Para isso é necessário, porém, que o Brasil empreenda reformas educacionais urgentes que resultem na garantia do acesso generalizado à educação básica, no fim da cultura da repetência escolar, na melhoria da qualidade do ensino, na valorização do professor, na modernização da educação profissional e superior e no combate ao analfabetismo dentre outras relevantes medidas. Uma importante iniciativa de combate ao analfabetismo foi dada pelo Governo Federal ao lançar, em setembro, o Programa Brasil Alfabetizado, que pretende erradicar o analfabetismo do País em poucos anos.
Mas é preciso que a sociedade em geral comunidade, políticos, Organizações Não-Governamentais e iniciativa privada assumam um pacto nacional pela educação, que se traduza em um grande movimento brasileiro em prol da educação. Só com uma grande coalizão nacional será possível superar o conflito vivido hoje pelos países menos desenvolvidos na área de educação. Tais nações vivem um dilema: precisam resolver problemas não solucionados do século XX e correm contra o tempo para assumir os desafios emergentes que surgem com o século XXI, dos quais dependem o crescimento econômico, a equidade social e a integração cultural em um mundo globalizado e cada vez mais competitivo. Como, por exemplo, universalizar a inclusão digital e assegurar o acesso a novas tecnologias de informação e comunicação em lugares onde ainda existem crianças fora da escola, jovens e adultos analfabetos? Não dá para abandonar uma causa e priorizar a outra. Ambas iniciativas são igualmente importantes e precisam ser enfrentadas com vigor pelos governos, pela sociedade e pelos países que reconhecem a importância da cooperação internacional como caminho para se diminuir a pobreza e a exclusão social no mundo. Os países mais ricos poderiam dar grande contribuição à educação das nações menos desenvolvidas, sobretudo se fosse aceita a proposta brasileira de conversão de parte do pagamento da dívida externa em investimentos nas áreas de educação, ciência e tecnologia. A proposta foi apresentada durante a 32ª Conferência Geral da UNESCO, em Paris.

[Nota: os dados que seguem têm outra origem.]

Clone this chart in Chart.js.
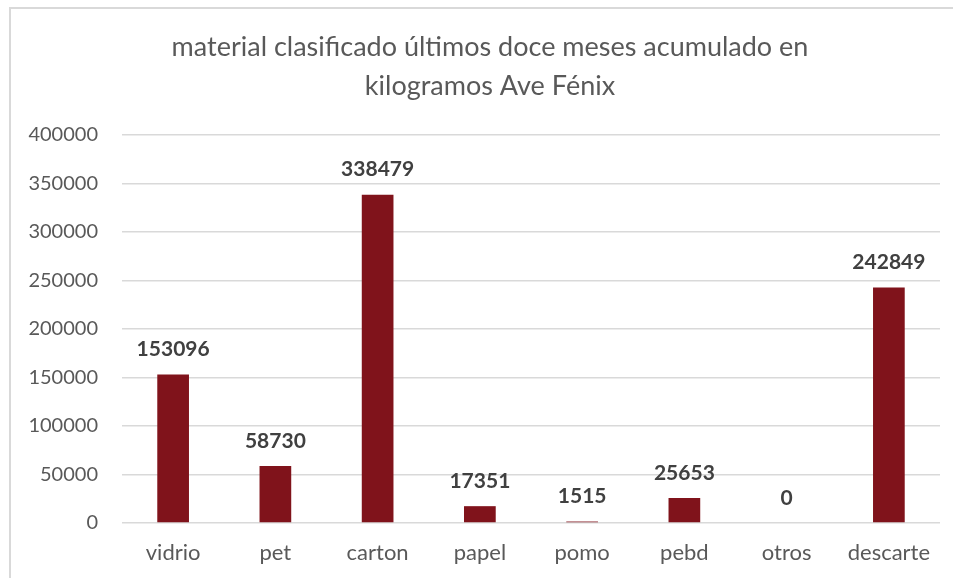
<!DOCTYPE html>
<html>
<head>
<meta charset="utf-8">
<script src="https://cdn.jsdelivr.net/npm/chart.js@4"></script>
<style>
  body { margin: 0; background: #fff; }
  #caja { position: relative; width: 953px; height: 578px; overflow: hidden; }
  #borde { position: absolute; left: 9px; top: 7px; width: 2000px; height: 2000px;
           border-left: 2px solid #d9d9d9; border-top: 2px solid #d9d9d9; pointer-events: none; }
</style>
</head>
<body>
<div id="caja">
  <canvas id="grafica" width="953" height="578"></canvas>
  <div id="borde"></div>
</div>
<script>
const $grafica = document.querySelector("#grafica");

const etiquetas = ["vidrio", "pet", "carton", "papel", "pomo", "pebd", "otros", "descarte"];
const kilos = [153096, 58730, 338479, 17351, 1515, 25653, 0, 242849];
const titulo = ["material clasificado últimos doce meses acumulado en", "kilogramos Ave Fénix"];

// etiquetas de valor encima de cada barra
const etiquetasValor = {
    id: 'etiquetasValor',
    afterDatasetsDraw(chart) {
        const ctx = chart.ctx;
        const meta = chart.getDatasetMeta(0);
        ctx.save();
        ctx.font = 'bold 21px Lato';
        ctx.fillStyle = '#404040';
        ctx.textAlign = 'center';
        ctx.textBaseline = 'middle';
        meta.data.forEach((barra, i) => {
            ctx.fillText(String(kilos[i]), barra.x, barra.y - 25);
        });
        ctx.restore();
    }
};

// titulo centrado sobre todo el recuadro del grafico (no solo el area de barras)
const tituloCentrado = {
    id: 'tituloCentrado',
    afterDraw(chart) {
        const ctx = chart.ctx;
        ctx.save();
        ctx.font = '27px Lato';
        ctx.fillStyle = '#595959';
        ctx.textAlign = 'center';
        ctx.textBaseline = 'middle';
        titulo.forEach((linea, i) => {
            ctx.fillText(linea, 490, 47 + i * 39);
        });
        ctx.restore();
    }
};

new Chart($grafica, {
    type: 'bar',
    data: {
        labels: etiquetas,
        datasets: [{
            data: kilos,
            backgroundColor: '#80131b',
            borderWidth: 0,
            categoryPercentage: 0.62,
            barPercentage: 0.5,
        }]
    },
    options: {
        responsive: false,
        animation: false,
        layout: { padding: { left: 0, right: 13, top: 135, bottom: 0 } },
        plugins: {
            legend: { display: false },
            tooltip: { enabled: false },
            title: { display: false },
        },
        scales: {
            x: {
                afterFit(scale) { scale.height = 55; },
                grid: { display: false, drawTicks: false },
                border: { display: false },
                ticks: { color: '#595959', font: { family: 'Lato', size: 22 }, padding: 17 },
            },
            y: {
                min: 0,
                max: 400000,
                afterFit(scale) { scale.width = 122; },
                grid: { color: '#d9d9d9', lineWidth: 1.5, drawTicks: false },
                border: { display: false },
                ticks: {
                    stepSize: 50000,
                    color: '#595959',
                    font: { family: 'Lato', size: 20 },
                    padding: 24,
                    callback: (v) => String(v),
                },
            },
        },
    },
    plugins: [etiquetasValor, tituloCentrado],
});
</script>
</body>
</html>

Como bem lembrou o Diretor Geral da UNESCO, Koichiro Matsuura, em palestra sobre 'Educação para Todos e Desenvolvimento Sustentável nos Países Menos Desenvolvidos', proferida em Bruxelas, em 2001, 'a educação deixou de ser apenas um direito fundamental consagrado na Declaração Universal dos Direitos Humanos, a que todo ser humano pode aspirar, legitimamente, para a sua realização pessoal. Ela passou a ser precondição essencial para qualquer tipo de desenvolvimento, para a redução da taxa de desemprego e da pobreza, para o progresso social e cultural, para a promoção de valores democráticos e para o estabelecimento de uma paz duradoura'.